ヤダじぃのひとりごと
成功した外来患者支援体制:「梅の里」日中利用

平成26年8月16日

   当院には通院患者さんのための強力な支援システムが稼働中である。それは、自立訓練事業所「梅の里」通所型である。もともと、「梅の里」は宿泊型の入所施設であった。そこに、外来患者さんが利用可能な通所型のプログラムができたのである。デイケアに似た設備ではある。と言っても、稼働し始めて3年近くになるのではあるが。
   Aさんは統合失調症で通院中である。「梅の里」で数ヶ月間入所生活を過ごした後、単身アパート生活を始めた。もう発病して25年くらいになる。過去には数回の入院歴があるが、いったん悪化の兆候が見られ始めると、みるみるうちに増悪し、閉鎖病棟に入院せざるを得なくなる。入院してもすぐには良くならず、大量の抗精神病薬を必要とし、入院期間は年単位に及ぶことも多かった。そのAさんに、また悪化の兆候が現れたのである。当然入院かと思わせたが、「梅の里」のスタッフは、自宅にAさんを迎えに行き、日中のプログラムには参加できるような状態ではないため、訓練室で休んでもらい、夕食を食べてもらったあと、服薬させて、お家まで送り届ける。そして、夜9時になると、就寝前の薬を飲むように促す電話をかける。これを土日も含め、連日繰り返した。もちろん、外来で薬の調節も行っている。そうこうしているうちに、病状が落ち着き始めた。結果的に、入院せずに済んだ。Aさんにとっては初めてのことである。感激した。
   Bさんは12年間にも及ぶ入院後に退院した統合失調症の患者さんである。単身アパート生活を送っている。入院中は幻聴や妄想にしばしば支配されトラブルを起こし、油断すると服薬しないこともある人だったが、退院後は土日を含む週4日間、送迎で「梅の里」を利用し、服薬も「梅の里」で行っている。訪問看護も組み合わせて利用している。今のところ日々穏やかに過ごしている。

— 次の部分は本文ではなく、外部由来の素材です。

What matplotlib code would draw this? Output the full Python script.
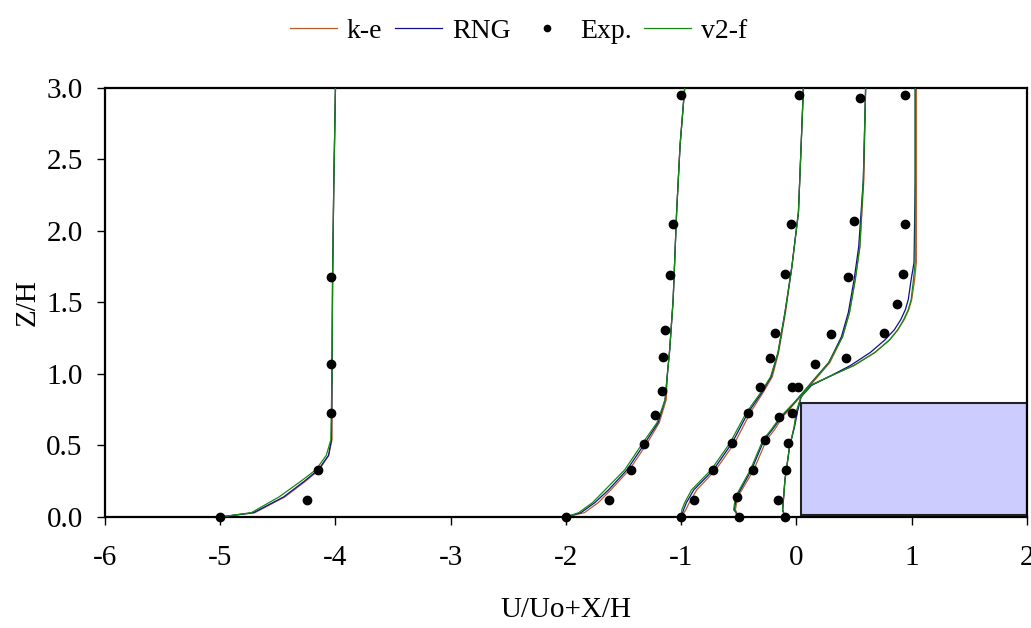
import matplotlib
matplotlib.use("Agg")
import matplotlib.pyplot as plt
from matplotlib.patches import Rectangle

plt.rcParams['font.family'] = ['Liberation Serif', 'DejaVu Serif']

# profil 1 (X/H = -5)
z1 = [0, 0.03, 0.14, 0.25, 0.33, 0.43, 0.54, 1.0, 1.66, 2.3, 3.0]
ke1 = [-5.0, -4.70, -4.44, -4.26, -4.14, -4.06, -4.03, -4.03, -4.025, -4.015, -4.0]
rng1 = [-5.0, -4.71, -4.45, -4.27, -4.15, -4.06, -4.035, -4.03, -4.025, -4.015, -4.0]
v2f1 = [-5.0, -4.73, -4.49, -4.30, -4.17, -4.08, -4.04, -4.03, -4.025, -4.015, -4.0]

# profil 2 (X/H = -2)
z2 = [0, 0.03, 0.10, 0.19, 0.33, 0.51, 0.66, 0.82, 1.0, 1.17, 1.52, 2.13, 2.6, 3.0]
ke2 = [-2.0, -1.84, -1.72, -1.61, -1.45, -1.30, -1.19, -1.13, -1.12, -1.10, -1.07, -1.04, -1.01, -0.97]
rng2 = [-2.0, -1.87, -1.75, -1.63, -1.47, -1.32, -1.20, -1.14, -1.12, -1.10, -1.07, -1.04, -1.01, -0.97]
v2f2 = [-2.0, -1.89, -1.77, -1.66, -1.49, -1.34, -1.21, -1.14, -1.12, -1.10, -1.07, -1.04, -1.01, -0.97]

# profil 3 (X/H = -1)
z3 = [0, 0.05, 0.10, 0.19, 0.33, 0.52, 0.73, 0.87, 0.98, 1.15, 1.43, 1.75, 2.13, 2.59, 3.0]
ke3 = [-1.0, -0.96, -0.93, -0.865, -0.70, -0.535, -0.40, -0.29, -0.21, -0.155, -0.095, -0.04, 0.017, 0.04, 0.06]
rng3 = [-1.0, -0.98, -0.955, -0.89, -0.72, -0.557, -0.42, -0.30, -0.22, -0.16, -0.10, -0.04, 0.017, 0.04, 0.06]
v2f3 = [-1.0, -0.995, -0.97, -0.91, -0.74, -0.575, -0.435, -0.31, -0.225, -0.16, -0.10, -0.04, 0.017, 0.04, 0.06]

# profil 4 (X/H = -0.5)
z4 = [0, 0.05, 0.14, 0.33, 0.54, 0.61, 0.70, 0.80, 0.94, 1.08, 1.26, 1.43, 1.66, 1.89, 2.36, 3.0]
ke4 = [-0.5, -0.53, -0.51, -0.37, -0.26, -0.19, -0.12, -0.01, 0.14, 0.29, 0.40, 0.46, 0.51, 0.55, 0.585, 0.60]
rng4 = [-0.5, -0.54, -0.52, -0.39, -0.28, -0.21, -0.13, -0.017, 0.13, 0.28, 0.39, 0.45, 0.50, 0.54, 0.58, 0.60]
v2f4 = [-0.5, -0.545, -0.53, -0.40, -0.29, -0.22, -0.14, -0.02, 0.13, 0.28, 0.40, 0.46, 0.51, 0.55, 0.58, 0.60]

# profil 5 (X/H = 0)
z5 = [0, 0.05, 0.26, 0.49, 0.63, 0.74, 0.84, 0.92, 0.98, 1.06, 1.15, 1.24, 1.31, 1.38, 1.45, 1.52, 1.66, 1.78, 2.36, 3.0]
ke5 = [-0.1, -0.12, -0.10, -0.06, -0.02, 0.0, 0.04, 0.12, 0.28, 0.50, 0.68, 0.81, 0.88, 0.935, 0.975, 1.00, 1.025, 1.04, 1.04, 1.04]
rng5 = [-0.1, -0.12, -0.10, -0.06, -0.017, 0.01, 0.04, 0.13, 0.28, 0.47, 0.64, 0.77, 0.85, 0.905, 0.945, 0.97, 0.995, 1.02, 1.03, 1.03]
v2f5 = [-0.1, -0.12, -0.10, -0.06, -0.02, 0.0, 0.04, 0.12, 0.28, 0.50, 0.68, 0.81, 0.88, 0.93, 0.97, 0.995, 1.015, 1.03, 1.03, 1.03]

# deney verileri
exp_x = [-5.0, -4.25, -4.15, -4.04, -4.04, -4.035,
         -2.0, -1.63, -1.44, -1.32, -1.23, -1.17, -1.16, -1.14, -1.10, -1.07, -1.0,
         -1.0, -0.89, -0.72, -0.557, -0.42, -0.32, -0.23, -0.19, -0.096, -0.05, 0.024,
         -0.5, -0.52, -0.38, -0.27, -0.15, -0.035, 0.009, 0.16, 0.30, 0.45, 0.50, 0.55,
         -0.1, -0.16, -0.09, -0.07, -0.04, 0.43, 0.76, 0.87, 0.92, 0.94, 0.94]
exp_z = [0.0, 0.12, 0.33, 0.73, 1.07, 1.68,
         0.0, 0.12, 0.33, 0.51, 0.71, 0.88, 1.12, 1.31, 1.69, 2.05, 2.95,
         0.0, 0.12, 0.33, 0.52, 0.73, 0.91, 1.11, 1.29, 1.70, 2.05, 2.95,
         0.0, 0.14, 0.33, 0.54, 0.70, 0.91, 0.91, 1.07, 1.28, 1.68, 2.07, 2.93,
         0.0, 0.12, 0.33, 0.52, 0.73, 1.11, 1.29, 1.49, 1.70, 2.05, 2.95]

# engel (blok)
blok_x = 0.035
blok_z = 0.015
blok_w = 2.0 - 0.035
blok_h = 0.80 - 0.015

profiller = [(z1, ke1, rng1, v2f1), (z2, ke2, rng2, v2f2), (z3, ke3, rng3, v2f3),
             (z4, ke4, rng4, v2f4), (z5, ke5, rng5, v2f5)]

fig = plt.figure(figsize=(10.31, 6.28), dpi=100)
ax = fig.add_axes([0.1018, 0.1768, 0.8943, 0.6831])

ax.add_patch(Rectangle((blok_x, blok_z), blok_w, blok_h, facecolor='#CCCCFF',
                       edgecolor='#222222', linewidth=1.5, zorder=1))

for i, (z, ke, rng, v2f) in enumerate(profiller):
    ax.plot(ke, z, color='#B85C2E', lw=0.9, label='k-e' if i == 0 else None, zorder=2)
    ax.plot(rng, z, color='#10108A', lw=0.9, label='RNG' if i == 0 else None, zorder=3)
    if i == 0:
        ax.plot([], [], 'o', color='black', ms=4.5, label='Exp.')
    ax.plot(v2f, z, color='#138A13', lw=0.9, label='v2-f' if i == 0 else None, zorder=4)

ax.plot(exp_x, exp_z, 'o', color='black', ms=6, zorder=5, clip_on=False)

ax.set_xlim(-6, 2)
ax.set_ylim(0, 3)
ax.set_xticks([-6, -5, -4, -3, -2, -1, 0, 1, 2])
ax.set_xticklabels(['-6', '-5', '-4', '-3', '-2', '-1', '0', '1', '2'])
ax.set_yticks([0, 0.5, 1.0, 1.5, 2.0, 2.5, 3.0])
ax.set_yticklabels(['0.0', '0.5', '1.0', '1.5', '2.0', '2.5', '3.0'])
ax.tick_params(axis='x', direction='out', length=6, width=1, pad=14, labelsize=21)
ax.tick_params(axis='y', direction='out', length=6, width=1, pad=10, labelsize=21)
for s in ax.spines.values():
    s.set_linewidth(1.6)
    s.set_color('black')

ax.set_xlabel('U/Uo+X/H', fontsize=21, labelpad=19)
ax.set_ylabel('Z/H', fontsize=21, labelpad=4)

fig.legend(loc='upper center', bbox_to_anchor=(0.503, 1.01), ncol=4, frameon=False,
           fontsize=20, handlelength=1.7, handletextpad=0.35, columnspacing=0.45)

plt.savefig('out.png', dpi=100)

   Cさんは引きこもりがちで乱れた生活を送っており、デイケアを勧めるも、1、2回しか来られず、その後、病状が悪化して入院した。退院後は「梅の里」の利用をすることになった。まだなかなか自分だけでは来られないが、外見が見違えるように綺麗になった。
   「梅の里」は、デイケアや訪問看護では再入院を抑止できない患者さんであっても有効なことがあると確信している。状態が悪化すると、デイケア通所が途絶えたり、訪問看護を拒否したりし、結果的には更に悪化して再入院となる例はこれまで多かった。しかし、「梅の里」は違う。土曜日曜も稼働している、訪問支援もあり、そして送迎機能を持つため、より積極的な介入が可能になる。来なければ、お家まで行く、連れに行く、これでずいぶん違う。規則的な生活、食事、服薬、そして個別の密な関わり。これだけで十分であることが立証できた。「梅の里」スタッフの半端ない努力に敬意を表したい。また、電子カルテを通じた、病棟の看護記録に劣らぬ詳細、頻回な報告も「梅の里」の有用性を際立たせている。
   救急病棟や急性期病棟は入院期間に縛りがある。十分に病状の改善がなくても退院させざるを得ないことも多い。さらに、今春の診療報酬改定で退院後3ヶ月以内の再入院は許されなくなった。こうなるとどうしても、救急あるいは急性期病棟から退院した患者さんの外来での支援体制の充実を図らざるを得ない。通所型「梅の里」はこういった時にも利用価値が十分あると期待している。
   デイケアや訪問看護は医療であるが、「梅の里」は福祉サービスである。福祉サービスは医療が困難な課題を解決しつつある。このすばらしい「梅の里」のサービスを今後も是非継続して欲しいものである。